Instructions to follow
Go through the lines below and copy each one that holds the string "Write".

Extracted information
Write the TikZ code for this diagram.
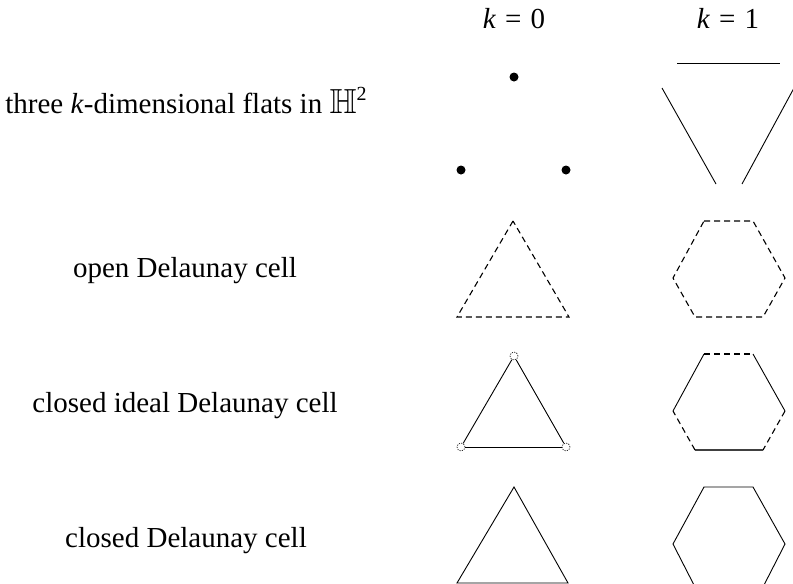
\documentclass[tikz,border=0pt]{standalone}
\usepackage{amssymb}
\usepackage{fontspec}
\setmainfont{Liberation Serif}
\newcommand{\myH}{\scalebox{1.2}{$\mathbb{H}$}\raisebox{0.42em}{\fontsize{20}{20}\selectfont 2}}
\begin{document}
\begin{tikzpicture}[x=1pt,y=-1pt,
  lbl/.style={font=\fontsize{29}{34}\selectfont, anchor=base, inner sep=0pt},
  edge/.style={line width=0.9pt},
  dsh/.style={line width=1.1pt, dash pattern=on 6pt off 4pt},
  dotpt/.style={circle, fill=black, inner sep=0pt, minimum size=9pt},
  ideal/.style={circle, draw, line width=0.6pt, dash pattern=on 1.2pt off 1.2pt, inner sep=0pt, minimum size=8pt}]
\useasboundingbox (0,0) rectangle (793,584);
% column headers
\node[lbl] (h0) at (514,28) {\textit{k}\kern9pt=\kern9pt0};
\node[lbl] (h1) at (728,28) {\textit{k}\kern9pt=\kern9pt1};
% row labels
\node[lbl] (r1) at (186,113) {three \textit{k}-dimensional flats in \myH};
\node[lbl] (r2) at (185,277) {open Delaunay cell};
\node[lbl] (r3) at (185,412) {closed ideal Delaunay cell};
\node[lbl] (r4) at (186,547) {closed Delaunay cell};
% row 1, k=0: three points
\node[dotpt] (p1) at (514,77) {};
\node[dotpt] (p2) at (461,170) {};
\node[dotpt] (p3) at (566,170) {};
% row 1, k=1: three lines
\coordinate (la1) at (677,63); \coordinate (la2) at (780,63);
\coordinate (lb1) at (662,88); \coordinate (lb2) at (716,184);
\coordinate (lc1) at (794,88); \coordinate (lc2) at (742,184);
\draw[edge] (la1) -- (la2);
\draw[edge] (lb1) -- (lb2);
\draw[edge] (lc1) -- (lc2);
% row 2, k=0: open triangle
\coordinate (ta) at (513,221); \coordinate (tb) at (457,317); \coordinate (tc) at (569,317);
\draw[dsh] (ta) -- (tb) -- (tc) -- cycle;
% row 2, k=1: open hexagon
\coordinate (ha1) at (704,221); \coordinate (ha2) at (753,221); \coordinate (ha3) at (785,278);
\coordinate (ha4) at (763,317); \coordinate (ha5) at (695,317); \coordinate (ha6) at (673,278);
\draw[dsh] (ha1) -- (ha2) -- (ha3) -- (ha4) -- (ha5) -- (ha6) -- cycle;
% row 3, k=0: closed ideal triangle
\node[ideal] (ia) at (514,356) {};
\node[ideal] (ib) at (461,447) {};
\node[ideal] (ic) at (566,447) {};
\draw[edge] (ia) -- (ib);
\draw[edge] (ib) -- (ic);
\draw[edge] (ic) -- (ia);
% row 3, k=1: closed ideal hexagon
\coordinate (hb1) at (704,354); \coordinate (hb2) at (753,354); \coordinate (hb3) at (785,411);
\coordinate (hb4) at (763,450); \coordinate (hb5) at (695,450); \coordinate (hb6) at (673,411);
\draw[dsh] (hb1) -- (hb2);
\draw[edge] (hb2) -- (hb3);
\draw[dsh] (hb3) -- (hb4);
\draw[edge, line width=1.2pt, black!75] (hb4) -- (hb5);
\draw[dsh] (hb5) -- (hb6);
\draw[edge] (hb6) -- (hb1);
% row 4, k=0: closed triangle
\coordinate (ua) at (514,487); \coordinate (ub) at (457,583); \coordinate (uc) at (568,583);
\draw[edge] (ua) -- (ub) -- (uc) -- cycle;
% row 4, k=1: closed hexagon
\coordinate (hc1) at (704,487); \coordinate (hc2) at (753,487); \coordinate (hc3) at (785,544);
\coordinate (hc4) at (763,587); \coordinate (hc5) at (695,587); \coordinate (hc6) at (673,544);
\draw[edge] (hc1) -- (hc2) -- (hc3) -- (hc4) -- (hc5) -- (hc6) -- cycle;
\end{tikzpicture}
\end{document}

...

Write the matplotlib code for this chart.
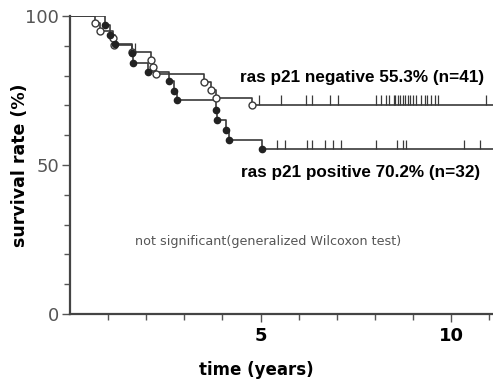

Response
Write the TikZ code for this diagram.
Write the matplotlib code for this chart.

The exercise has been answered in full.